== DATA SHOWN ==
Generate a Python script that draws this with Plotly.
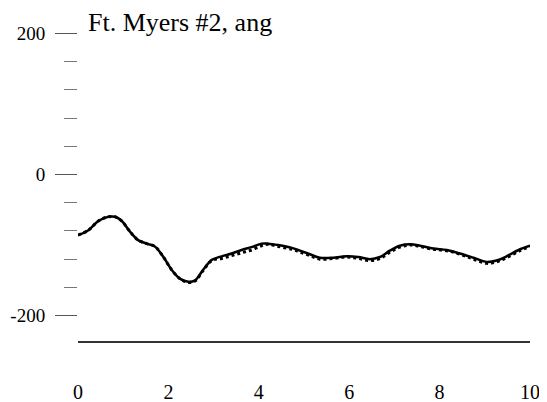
import plotly.graph_objects as go

title_text = "Ft. Myers #2, ang"

t_solid = [0.0, 0.23, 0.45, 0.67, 0.82, 0.97, 1.15, 1.33, 1.52, 1.70, 1.89, 2.07, 2.26, 2.44, 2.59,
           2.77, 2.96, 3.18, 3.40, 3.62, 3.84, 4.06, 4.21, 4.43, 4.73, 4.91, 5.13, 5.35, 5.65,
           5.94, 6.20, 6.46, 6.68, 6.90, 7.12, 7.35, 7.57, 7.86, 8.16, 8.45, 8.75, 9.04, 9.26,
           9.48, 9.78, 10.0]
v_solid = [-86, -79, -66, -60, -60, -66, -81, -93, -98, -102, -117, -135, -148, -152, -150,
           -135, -121, -116, -112, -107, -103, -98, -98, -100, -104, -108, -113, -118, -118,
           -116, -117, -120, -117, -108, -101, -99, -101, -105, -107, -112, -118, -124, -122,
           -116, -106, -101]
v_dotted = [-86, -79, -66, -60, -60, -66, -81, -93, -98, -102, -117, -135, -148, -153, -151,
            -136, -122, -119, -115, -111, -107, -101, -99, -102, -106, -110, -115, -120, -119,
            -117, -119, -122, -119, -110, -103, -100, -102, -106, -108, -113, -120, -126, -124,
            -118, -108, -102]

x_ticks = [0, 2, 4, 6, 8, 10]
y_ticks = [200, 0, -200]
y_minor = [160, 120, 80, 40, -40, -80, -120, -160]

# page body has an 8px margin; figure size/margins compensate for it
W, H = 539, 394

fig = go.Figure()
fig.add_trace(go.Scatter(x=t_solid, y=v_solid, mode="lines", line=dict(color="black", width=2.5, shape="spline"),
                         showlegend=False, cliponaxis=False))
fig.add_trace(go.Scatter(x=t_solid, y=v_dotted, mode="lines", line=dict(color="black", width=3, dash="dot", shape="spline"),
                         showlegend=False, cliponaxis=False))

fig.update_layout(
    width=W, height=H,
    margin=dict(l=70, r=17, t=25, b=61, autoexpand=False),
    paper_bgcolor="white", plot_bgcolor="white",
    font=dict(family="Liberation Serif, Times New Roman, serif", color="black", size=19),
    title=dict(text=title_text, x=80/W, xanchor="left", xref="container",
               y=1 - 5/H, yanchor="top", yref="container", pad=dict(t=0, b=0, l=0, r=0),
               font=dict(size=26, family="Liberation Serif, Times New Roman, serif", color="black")),
    xaxis=dict(range=[0, 10], tickvals=x_ticks, ticktext=[str(v) for v in x_ticks],
               showgrid=False, zeroline=False, showline=True, linecolor="#333", linewidth=1.5,
               ticks="", ticklabelstandoff=32, tickfont=dict(size=20), automargin=False),
    yaxis=dict(range=[-236, 200.5], tickvals=y_ticks, ticktext=[str(v) for v in y_ticks],
               showgrid=False, zeroline=False, showline=False, automargin=False,
               ticks="outside", ticklen=22, tickcolor="#555", tickwidth=1.2,
               ticklabelstandoff=6, tickfont=dict(size=19),
               minor=dict(tickvals=y_minor, ticks="outside",
                          ticklen=13, tickcolor="#777", tickwidth=1)),
)

fig.write_html("out.html")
===
TASK REQUIREMENTS:
Begin at the first line of the data above and repeat each line exactly, stopping after the line containing "W, H = 539, 394". Omit the pictures.

EXERCISE SOLUTION:
Generate a Python script that draws this with Plotly.
import plotly.graph_objects as go

title_text = "Ft. Myers #2, ang"

t_solid = [0.0, 0.23, 0.45, 0.67, 0.82, 0.97, 1.15, 1.33, 1.52, 1.70, 1.89, 2.07, 2.26, 2.44, 2.59,
           2.77, 2.96, 3.18, 3.40, 3.62, 3.84, 4.06, 4.21, 4.43, 4.73, 4.91, 5.13, 5.35, 5.65,
           5.94, 6.20, 6.46, 6.68, 6.90, 7.12, 7.35, 7.57, 7.86, 8.16, 8.45, 8.75, 9.04, 9.26,
           9.48, 9.78, 10.0]
v_solid = [-86, -79, -66, -60, -60, -66, -81, -93, -98, -102, -117, -135, -148, -152, -150,
           -135, -121, -116, -112, -107, -103, -98, -98, -100, -104, -108, -113, -118, -118,
           -116, -117, -120, -117, -108, -101, -99, -101, -105, -107, -112, -118, -124, -122,
           -116, -106, -101]
v_dotted = [-86, -79, -66, -60, -60, -66, -81, -93, -98, -102, -117, -135, -148, -153, -151,
            -136, -122, -119, -115, -111, -107, -101, -99, -102, -106, -110, -115, -120, -119,
            -117, -119, -122, -119, -110, -103, -100, -102, -106, -108, -113, -120, -126, -124,
            -118, -108, -102]

x_ticks = [0, 2, 4, 6, 8, 10]
y_ticks = [200, 0, -200]
y_minor = [160, 120, 80, 40, -40, -80, -120, -160]

# page body has an 8px margin; figure size/margins compensate for it
W, H = 539, 394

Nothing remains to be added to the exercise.